Nearly everyone wears clothes. Whether as a method of self-expression or simply as a way to avoid being naked, most people in the world get dressed every day.
But over the past few decades, our relationship with clothing has changed drastically. With the rise of “fast fashion,” people are buying clothes at unprecedented rates, and many now treat clothing as something that is disposable. Greenpeace reports that the average person today buys 60 percent more items of clothing and keeps them for about half as long as 15 years ago.
The average American discards 70 pounds of clothing every year. That adds up to 21 billion pounds of post consumer textile waste annually in the United States alone. So where does all of that clothing go? Some gets donated to charity shops, but less than 20% gets resold. The supply far exceeds the demand, so the charities pack up the excess clothes in bales and send them overseas (although many countries now refuse our used clothing), some get recycled into rags, insulation or new fibers, and the rest gets landfilled or incinerated. In fact, the equivalent of a garbage truck full of textiles is landfilled or incinerated every second.
The overconsumption of clothes is a global phenomenon. People all around the world are buying clothes they don’t need, often with money they don’t have. Fast fashion brands are pushing out 52 micro-seasons a year with marketing campaigns that aim to make you feel perpetually out of style. Social media adds fuel to the fire, providing an ecosystem that encourages people to incessantly post pictures of themselves (many of whom will not commit the fashion crime of being an outfit repeater).
Why should you care? Our voracious appetite for clothing has serious consequences for the planet and for the people who make our clothes. The apparel industry is the 4th largest industrial polluter and accounts for 8% of global carbon emissions. Also, most of the people who make our clothes work in unsafe conditions with very little pay. 36 million people are living in modern slavery today, many of whom are working in the supply chains of Western brands.
In a world where fast fashion rules, a new fashion tech company aims to change the way women consume clothing. “We love fashion, but we are also extremely concerned about the impact the fashion industry has on people and on the environment,” said Nicole Robertson, co-founder of Swap Society. “Our throw-away culture goes beyond single-use disposable bags, bottles, cups and cutlery. For many, clothing has become disposable too. This behavior has dire consequences for the planet and for the people who make our clothes. We created Swap Society to make it fun and easy for women to refresh their wardrobes without buying something new.”
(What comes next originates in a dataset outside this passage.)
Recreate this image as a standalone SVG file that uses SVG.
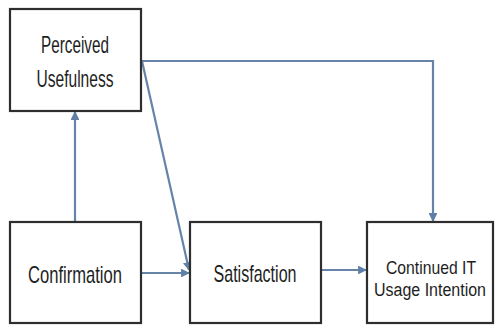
<svg xmlns="http://www.w3.org/2000/svg" width="497" height="325" viewBox="0 0 497 325">
<style>
.box{fill:#fff;stroke:#2e2e2e;stroke-width:2.2}
.lbl{font-family:"Liberation Sans",Arial,sans-serif;font-size:24px;fill:#1e1e1e;text-anchor:middle}
.sm{font-size:19px}
.xs{font-size:18px}
.con{fill:none;stroke:#6683a8;stroke-width:2.2}
</style>
<defs>
<marker id="ah" viewBox="0 0 10 10" refX="9" refY="5" markerWidth="4" markerHeight="4" orient="auto" markerUnits="strokeWidth">
<path d="M0,0 L10,5 L0,10 z" fill="#5f7fa6"/>
</marker>
</defs>
<rect width="497" height="325" fill="#fff"/>
<g id="connectors">
<line class="con" x1="75" y1="222" x2="75" y2="112" marker-end="url(#ah)"/>
<line class="con" x1="141" y1="273" x2="189" y2="273" marker-end="url(#ah)"/>
<line class="con" x1="321" y1="270" x2="366" y2="270" marker-end="url(#ah)"/>
<polyline class="con" points="141,61 433,61 433,221" marker-end="url(#ah)"/>
<line class="con" x1="142" y1="61" x2="189" y2="270" marker-end="url(#ah)"/>
</g>
<g id="perceived-usefulness">
<rect class="box" x="10" y="9" width="131" height="102"/>
<text class="lbl" x="75" y="53" textLength="68" lengthAdjust="spacingAndGlyphs">Perceived</text>
<text class="lbl" x="75" y="87" textLength="77" lengthAdjust="spacingAndGlyphs">Usefulness</text>
</g>
<g id="confirmation">
<rect class="box" x="10" y="222" width="131" height="101"/>
<text class="lbl" x="75" y="283" textLength="94" lengthAdjust="spacingAndGlyphs">Confirmation</text>
</g>
<g id="satisfaction">
<rect class="box" x="190" y="222" width="131" height="101"/>
<text class="lbl" x="255" y="282" textLength="83" lengthAdjust="spacingAndGlyphs">Satisfaction</text>
</g>
<g id="continued-it-usage-intention">
<rect class="box" x="367" y="222" width="126" height="101"/>
<text class="lbl sm" x="431" y="274" textLength="90" lengthAdjust="spacingAndGlyphs">Continued IT</text>
<text class="lbl xs" x="430" y="296" textLength="112" lengthAdjust="spacingAndGlyphs">Usage Intention</text>
</g>
</svg>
Swap Society is an online clothing swap for women and kids that gives consumers equal value for their clothes. Members send their gently used women’s and kids’ clothing to Swap Society in exchange for points that they use to get new pre-loved items of equal value. Swap Society carefully inspects each item they receive, then photographs and lists each accepted item, and their proprietary algorithm assigns a point total. Points are based on a few key metrics including desirability, seasonality, condition, inventory and retail value. Members can spend their points on thousands of high-quality women’s and kid’s items without having to buy something new.
With Swap Society, you get the rush of fast fashion without the guilt. Members can swap 24/7 with women across the United States from the comfort of their own homes. Plus the service costs 90% less than buying and selling secondhand clothes, so you can save a lot of money on your wardrobe while you’re at it.
“When I learned how polluting the fashion industry is, I started looking for alternatives. With a few exceptions, I stopped buying new clothes 8 years ago,” said Robertson. “I created Swap Society to help women consume less without sacrificing style and still having fun with fashion.”